De nombreuses décisions à prendre
Tina Ziegler rend visite à sa mère plusieurs fois par jour: elle l’aide à entraîner sa mémoire, à conserver sa mobilité et à se promener dans le jardin. Il ne lui est pas toujours facile de concilier activité professionnelle, vie privée et visites à sa mère. «J’ai fait passer mes propres besoins et ma vie privée au second plan.» Cependant, c’est une époque où elle a beaucoup appris. , Il ne sert par exemple à rien d’avoir pitié des personnes cérébrolésées. «L’empathie, l’amour, la confiance, la motivation, c’est ça qui compte.» Tina Ziegler a souffert de devoir prendre de nombreuses décisions pour sa mère: EMS ou pas? Si oui, quel EMS choisir? Que faire de l’appartement et des affaires de sa mère? Que faut-il conserver? De quoi faut-il se séparer? J’ai dû priver ma mère d’une partie de son indépendance, c’était difficile; parfois, je me sentais totalement désemparée,» se souvient Tina Ziegler. Son frère et son compagnon lui ont prêté main-forte et l’ont beaucoup soutenue pendant cette période. « Si j’avais su alors qu’il existait une organisation comme FRAGILE Suisse, ça m’aurait beaucoup aidée » affirme-t-elle. Elle aurait souhaité pouvoir échanger avec d’autres proches de personnes cérébrolésées. C’est pourquoi elle tient à raconter son histoire. «On ne doit jamais abandonner; il faut simplement être là pour eux.»
Motivation
La mère de Tina Ziegler est décédée début novembre 2014, environ trois ans après son AVC. On ignore si son décès est dû aux lésions cérébrales ou tout simplement à l‘âge.
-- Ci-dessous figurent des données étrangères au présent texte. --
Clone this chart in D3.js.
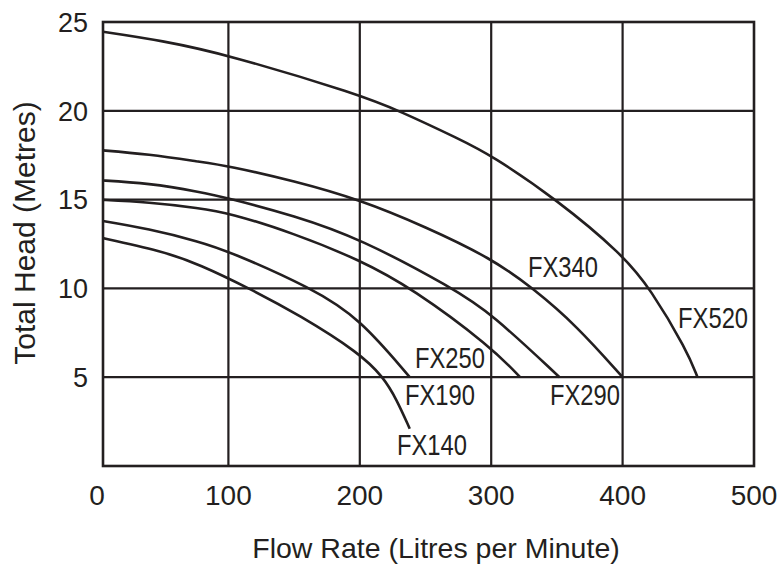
<!DOCTYPE html>
<html>
<head>
<meta charset="utf-8">
<script src="https://cdn.jsdelivr.net/npm/d3@7"></script>
<style>
	body { margin: 0; background: #fff; }
	svg text { font-family: "Liberation Sans", Arial, Helvetica, sans-serif; fill: #231f20; }
</style>
</head>
<body>
<svg id="chart" width="781" height="570"></svg>
<script>
// pump curves: [flow (L/min), head (m)]
const modelNames = ['FX140', 'FX190', 'FX250', 'FX290', 'FX340', 'FX520'];
const fx140 = [[0, 12.9], [50, 12.1], [78, 11.35], [116, 10], [154, 8.5], [200, 6.35], [218, 5], [228, 3.75], [238, 2.1]];
const fx190 = [[0, 13.85], [40, 13.35], [78, 12.63], [100, 12.1], [164, 10], [200, 8.3], [238, 5]];
const fx250 = [[0, 15.0], [40, 14.85], [78, 14.52], [100, 14.26], [150, 13.1], [200, 11.6], [240, 10], [300, 6.7], [322, 5]];
const fx290 = [[0, 16.1], [40, 15.92], [78, 15.44], [100, 15.08], [150, 14.1], [200, 12.82], [271, 10], [300, 8.6], [352, 5]];
const fx340 = [[0, 17.8], [40, 17.55], [78, 17.13], [100, 16.9], [150, 16.05], [200, 15.0], [250, 13.47], [300, 11.7], [332, 10], [365, 7.9], [400, 5]];
const fx520 = [[0, 24.5], [50, 23.95], [100, 23.15], [200, 20.9], [230, 20], [276, 18.4], [300, 17.5], [350, 15], [400, 11.9], [421, 10], [449, 6.5], [457, 5]];

// where each model name sits, in flow / head units
const labelAt = [[228.3, 0.62], [234.4, 3.43], [242, 5.52], [344.7, 3.43], [328, 10.64], [442.2, 7.77]];

const xTicks = [0, 100, 200, 300, 400, 500];
const yTicks = [5, 10, 15, 20, 25];
const xTitle = 'Flow Rate (Litres per Minute)';
const yTitle = 'Total Head (Metres)';

const PumpChart = {
	plot: { left: 97, right: 754, top: 22, bottom: 466 },
	frameInset: 6, // frame starts a little right of flow 0
	labelSquash: 0.82, // model names are set in a condensed face
	ink: '#231f20',
	x: null,
	y: null,

	init: function() {
		const self = this;
		var plot = self.plot;

		self.x = d3.scaleLinear().domain([0, 500]).range([plot.left, plot.right]);
		self.y = d3.scaleLinear().domain([0, 25]).range([plot.bottom, plot.top]);
	},
	update: function() {
		PumpChart.init();
		PumpChart.drawGrid();
		PumpChart.drawCurves();
		PumpChart.drawFrame();
		PumpChart.drawTicks();
		PumpChart.drawTitles();
		PumpChart.drawModelLabels();
	},

	drawGrid: function() {
		const self = this;
		var svg = d3.select('#chart');
		var x = self.x, y = self.y;
		var frameLeft = self.plot.left + self.frameInset;

		var grid = svg.append('g').attr('class', 'grid')
			.style('stroke', self.ink)
			.style('stroke-width', 2.2);

		grid.selectAll('.vline')
			.data(xTicks.slice(1, -1))
			.enter().append('line')
			.attr('class', 'vline')
			.attr('x1', function(d) { return x(d); })
			.attr('x2', function(d) { return x(d); })
			.attr('y1', y(25))
			.attr('y2', y(0));

		grid.selectAll('.hline')
			.data(yTicks.slice(0, -1))
			.enter().append('line')
			.attr('class', 'hline')
			.attr('x1', frameLeft)
			.attr('x2', x(500))
			.attr('y1', function(d) { return y(d); })
			.attr('y2', function(d) { return y(d); });
	},
	drawCurves: function() {
		const self = this;
		var svg = d3.select('#chart');
		var x = self.x, y = self.y;
		var frameLeft = self.plot.left + self.frameInset;
		var curves = [fx140, fx190, fx250, fx290, fx340, fx520];

		svg.append('clipPath').attr('id', 'plot-clip')
			.append('rect')
			.attr('x', frameLeft)
			.attr('y', y(25))
			.attr('width', x(500) - frameLeft)
			.attr('height', y(0) - y(25));

		// basis smooths out the small reading errors between points
		var line = d3.line()
			.x(function(d) { return x(d[0]); })
			.y(function(d) { return y(d[1]); })
			.curve(d3.curveBasis);

		svg.append('g').attr('clip-path', 'url(#plot-clip)')
			.selectAll('.curve')
			.data(curves)
			.enter().append('path')
			.attr('class', 'curve')
			.attr('d', line)
			.style('fill', 'none')
			.style('stroke', self.ink)
			.style('stroke-width', 2.6);
	},
	drawFrame: function() {
		const self = this;
		var svg = d3.select('#chart');
		var x = self.x, y = self.y;
		var frameLeft = self.plot.left + self.frameInset;

		svg.append('rect')
			.attr('x', frameLeft)
			.attr('y', y(25))
			.attr('width', x(500) - frameLeft)
			.attr('height', y(0) - y(25))
			.style('fill', 'none')
			.style('stroke', self.ink)
			.style('stroke-width', 2.6);
	},
	drawTicks: function() {
		const self = this;
		var svg = d3.select('#chart');
		var x = self.x, y = self.y;

		svg.append('g').selectAll('text')
			.data(xTicks)
			.enter().append('text')
			.attr('x', function(d) { return x(d); })
			.attr('y', 505)
			.attr('text-anchor', 'middle')
			.style('font-size', '28px')
			.text(function(d) { return d; });

		svg.append('g').selectAll('text')
			.data(yTicks)
			.enter().append('text')
			.attr('x', 88)
			.attr('y', function(d) { return y(d); })
			.attr('dy', '0.36em')
			.attr('text-anchor', 'end')
			.style('font-size', '27px')
			.text(function(d) { return d; });
	},
	drawTitles: function() {
		var svg = d3.select('#chart');

		svg.append('text')
			.attr('x', 436)
			.attr('y', 558)
			.attr('text-anchor', 'middle')
			.style('font-size', '28.5px')
			.text(xTitle);

		svg.append('text')
			.attr('transform', 'translate(35,233) rotate(-90)')
			.attr('text-anchor', 'middle')
			.style('font-size', '30px')
			.text(yTitle);
	},
	drawModelLabels: function() {
		const self = this;
		var svg = d3.select('#chart');
		var x = self.x, y = self.y;
		var squash = self.labelSquash;

		svg.append('g').selectAll('.model-label')
			.data(modelNames)
			.enter().append('text')
			.attr('class', 'model-label')
			.attr('transform', function(d, i) {
				return 'translate(' + [ x(labelAt[i][0]), y(labelAt[i][1]) ] + ') scale(' + squash + ',1)';
			})
			.style('font-size', '29px')
			.text(function(d) { return d; });
	}
}

PumpChart.update();
</script>
</body>
</html>
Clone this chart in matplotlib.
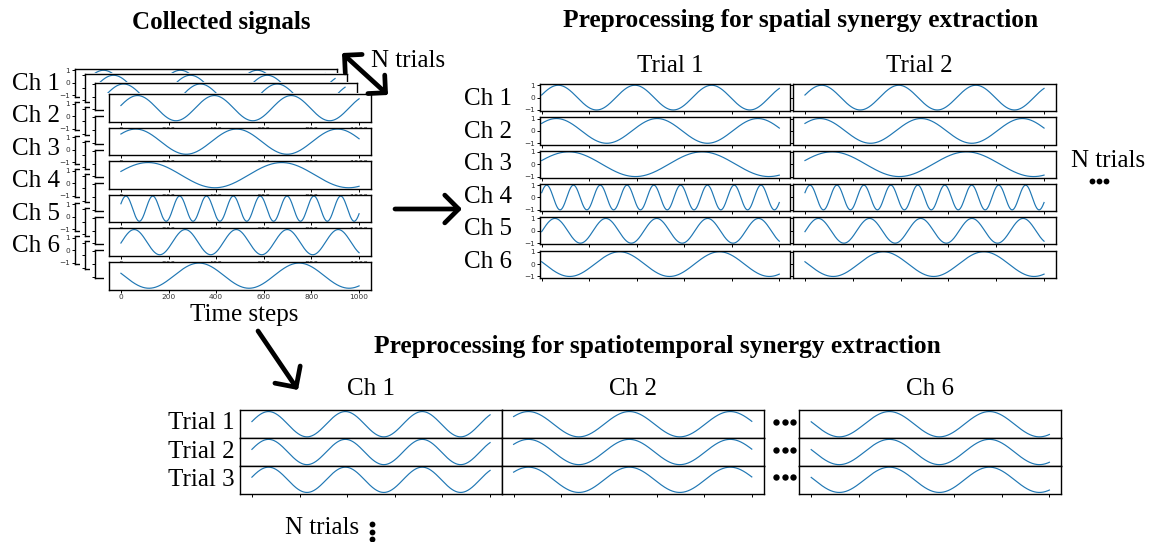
import numpy as np
import matplotlib

matplotlib.use("Agg")
import matplotlib.pyplot as plt
from matplotlib.lines import Line2D
from matplotlib.patches import FancyArrowPatch, Rectangle

W, H = 1153, 542
SERIF = "Liberation Serif"
BLUE = "#1f77b4"

# synthetic recordings: one sine per channel, 1000 time steps
CHANNELS = ["Ch 1", "Ch 2", "Ch 3", "Ch 4", "Ch 5", "Ch 6"]
CYCLES = [3.1, 2.36, 1.78, 8.87, 4.67, 2.38]  # periods per 1000 steps
PHASES = [0.21, 0.65, 0.3, 0.4, -0.07, 2.95]  # rad at step 0
STEPS = np.arange(0, 1001)
TIME_TICKS = [0, 200, 400, 600, 800, 1000]
AMP_TICKS = [-1, 0, 1]

TRIALS = ["Trial 1", "Trial 2"]
TRIAL_ROWS = ["Trial 1", "Trial 2", "Trial 3"]
CONCAT_CHANNELS = [0, 1, 5]  # Ch 1, Ch 2, ..., Ch 6


def signal(ch):
    return np.sin(2 * np.pi * CYCLES[ch] * STEPS / 1000 + PHASES[ch])


fig = plt.figure(figsize=(W / 100, H / 100), dpi=100)


def rect(left, top, width, height):
    return [left / W, 1 - (top + height) / H, width / W, height / H]


def fx(x):
    return x / W


def fy(y):
    return 1 - y / H


def signal_axes(box, ch, z, xlim=(-50, 1050), ylabels=False, xlabels=False, yticks=True):
    ax = fig.add_axes(rect(*box))
    ax.set_zorder(z)
    ax.plot(STEPS, signal(ch), color=BLUE, lw=0.85)
    ax.set_xlim(*xlim)
    ax.set_ylim(-1.1, 1.1)
    ax.set_xticks(TIME_TICKS)
    ax.set_yticks(AMP_TICKS if yticks else [])
    ax.tick_params(length=2.5, width=0.7, labelsize=5.3, pad=1, labelcolor="#333")
    if not xlabels:
        ax.set_xticklabels([])
    if not ylabels:
        ax.set_yticklabels([])
    for spine in ax.spines.values():
        spine.set_linewidth(1.0)
    return ax


def cover(left, top, width, height, z):
    fig.add_artist(Rectangle((fx(left), fy(top + height)), width / W, height / H,
                             transform=fig.transFigure, facecolor="white",
                             edgecolor="none", zorder=z))


def label(x, y, s, size=18, **kw):
    kw.setdefault("ha", "center")
    fig.text(fx(x), fy(y), s, family=SERIF, size=size, va="center", **kw)


def dots(xs, ys, ms=3.6):
    fig.add_artist(Line2D([fx(x) for x in xs], [fy(y) for y in ys],
                          transform=fig.transFigure, ls="none", marker="o",
                          ms=ms, mew=0, color="black", zorder=50))


def arrow(start, end, style="->", lw=3.4, head=0.45):
    fig.add_artist(FancyArrowPatch((fx(start[0]), fy(start[1])), (fx(end[0]), fy(end[1])),
                                   transform=fig.transFigure,
                                   arrowstyle=f"{style},head_length={head},head_width={head}",
                                   mutation_scale=20, lw=lw, color="black",
                                   shrinkA=0, shrinkB=0, zorder=60))


# collected signals: several trials stacked on top of each other
stack_w, row_h, row_step = 262, 27.7, 33.5
stack_origins = [(75, 69), (85, 74), (95, 82.7), (109, 94.3)]
for p, (left, top) in enumerate(stack_origins):
    base = 10 * (p + 1)
    front = p == len(stack_origins) - 1
    cover(left - 5, top - 1, stack_w + 5, 5 * row_step + row_h + 2, base)
    for r in range(6):
        signal_axes((left, top + r * row_step, stack_w, row_h), r, base + 1 + 0.1 * r,
                    ylabels=(p == 0), xlabels=front, yticks=not front)

label(221, 22, "Collected signals", weight="bold")
for r, name in enumerate(CHANNELS):
    label(60, 83.5 + r * 32.6, name, ha="right")
label(244, 315, "Time steps")
label(408, 61, "N trials")
arrow((342, 53), (388, 95), style="<->", head=0.45)

# spatial synergy layout: trials side by side, channels as rows
arrow((395, 209), (462, 209), head=0.5)
label(801, 20, "Preprocessing for spatial synergy extraction", weight="bold", size=18.3)
trial_boxes = [(540, 250, (-7, 1045)), (793, 263, (-50, 1050))]
for t, (left, width, xlim) in enumerate(trial_boxes):
    for r in range(6):
        signal_axes((left, 84 + r * 33.3, width, 27.2), r, 100 + t + 0.1 * r,
                    xlim=xlim, ylabels=(t == 0))
    label(left + width / 2 + (10 if t == 0 else 0) - 5, 66, TRIALS[t])
for r, name in enumerate(CHANNELS):
    label(512, 99 + r * 32.6, name, ha="right")
label(1108, 161, "N trials")
dots([1091.5, 1098.5, 1105.5], [181, 181, 181], ms=4.2)

# spatiotemporal layout: channels side by side, trials as rows
arrow((258, 331), (298, 390), head=0.55)
label(657, 347, "Preprocessing for spatiotemporal synergy extraction", weight="bold", size=18.3)
block_lefts = [240, 501.7, 799.3]
for b, left in enumerate(block_lefts):
    for r in range(len(TRIAL_ROWS)):
        signal_axes((left, 410.3 + r * 27.8, 262, 27.8), CONCAT_CHANNELS[b],
                    200 + b + 0.1 * r, yticks=False)
    label(left + 131, 389, CHANNELS[CONCAT_CHANNELS[b]])
for r, name in enumerate(TRIAL_ROWS):
    label(235, 423 + r * 28.5, name, ha="right")
for r in range(3):
    dots([776, 784.5, 793], [421.7 + r * 27.8] * 3, ms=4.6)
label(322, 528, "N trials")
dots([372, 372, 372], [524, 531.5, 539], ms=4.2)

fig.savefig("out.png", dpi=100)
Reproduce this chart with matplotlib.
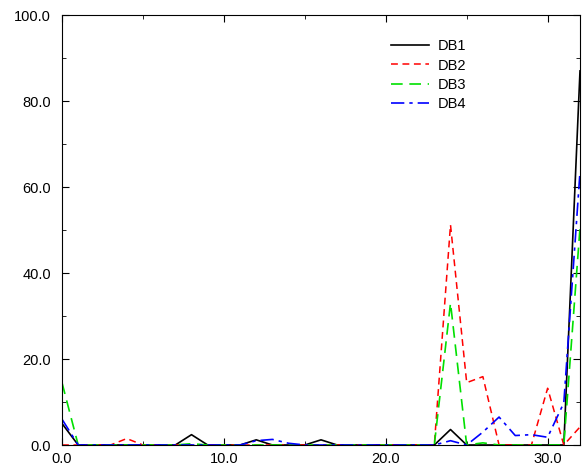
import matplotlib
matplotlib.use("Agg")
import matplotlib.pyplot as plt
from matplotlib.ticker import MultipleLocator, FormatStrFormatter
import numpy as np

plt.rcParams['font.family'] = ['Liberation Sans', 'DejaVu Sans']

# x positions 0..32
x = np.arange(33)

db1 = [5.0, 0, 0, 0, 0, 0, 0, 0, 2.4, 0, 0, 0, 1.2, 0, 0, 0, 1.2, 0, 0, 0,
       0, 0, 0, 0, 3.6, 0, 0, 0, 0, 0, 0, 0, 87.0]
db2 = [0, 0, 0, 0, 1.5, 0, 0, 0, 0, 0, 0, 0, 0, 0, 0, 0, 0, 0, 0, 0,
       0, 0, 0, 0, 51.2, 14.5, 15.9, 0, 0, 0, 13.2, 0, 4.2]
db3 = [14.5, 0, 0, 0, 0, 0, 0, 0, 0.3, 0, 0, 0, 0, 0, 0, 0, 0, 0, 0, 0,
       0, 0, 0, 0, 33.0, 0, 0.5, 0, 0, 0, 0, 0, 50.5]
db4 = [6.0, 0, 0, 0, 0, 0, 0, 0, 0, 0, 0, 0, 1.0, 1.3, 0.4, 0, 0, 0, 0, 0,
       0, 0, 0, 0, 1.0, 0, 3.0, 6.5, 2.2, 2.4, 1.8, 9.8, 63.5]

fig = plt.figure(figsize=(5.83, 4.65), dpi=100)
ax = fig.add_axes([62 / 583, 20 / 465, 518 / 583, 430 / 465])

ax.plot(x, db1, color='black', lw=1.2, ls='-', label='DB1')
ax.plot(x, db2, color='red', lw=1.1, ls=(0, (4.5, 3)), label='DB2')
ax.plot(x, db3, color='#00e000', lw=1.2, ls=(0, (7, 4)), label='DB3')
ax.plot(x, db4, color='blue', lw=1.2, ls=(0, (8, 3, 2, 3)), label='DB4')

ax.set_xlim(0, 32)
ax.set_ylim(0, 100)
ax.xaxis.set_major_locator(MultipleLocator(10))
ax.xaxis.set_minor_locator(MultipleLocator(5))
ax.yaxis.set_major_locator(MultipleLocator(20))
ax.yaxis.set_minor_locator(MultipleLocator(10))
ax.xaxis.set_major_formatter(FormatStrFormatter('%.1f'))
ax.yaxis.set_major_formatter(FormatStrFormatter('%.1f'))
ax.tick_params(which='both', direction='in', top=True, right=True, labelsize=10.5)
ax.tick_params(which='major', length=5)
ax.tick_params(which='minor', length=3)
ax.tick_params(axis='y', which='major', pad=8)
ax.tick_params(axis='x', which='major', pad=5)

ax.legend(loc='upper left', bbox_to_anchor=(0.61, 0.974), frameon=False,
          fontsize=10.5, handlelength=2.6, handletextpad=0.6, labelspacing=0.36)

fig.savefig('out.png', dpi=100)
Tina Ziegler est reconnaissante d’avoir pu consacrer beaucoup de temps à sa mère pendant les dernières années de sa vie. De temps à autre, elle se reproche de ne pas avoir réagi plus rapidement le jour où sa mère a été victime d’un AVC. Elle a beaucoup appris durant cette période d’accompagnement. «Ce qui me manque surtout, ce sont les longues conversations que nous avions ensemble», soupire-t-elle.
«Je voudrais encourager les proches à ne pas baisser les bras et à donner aux personnes cérébrolésées tout le soutien possible. Il faut du temps à ces dernières pour accepter leur nouvelle situation. Si on les motive, elles peuvent encore faire bien des progrès», affirme Tina Ziegler.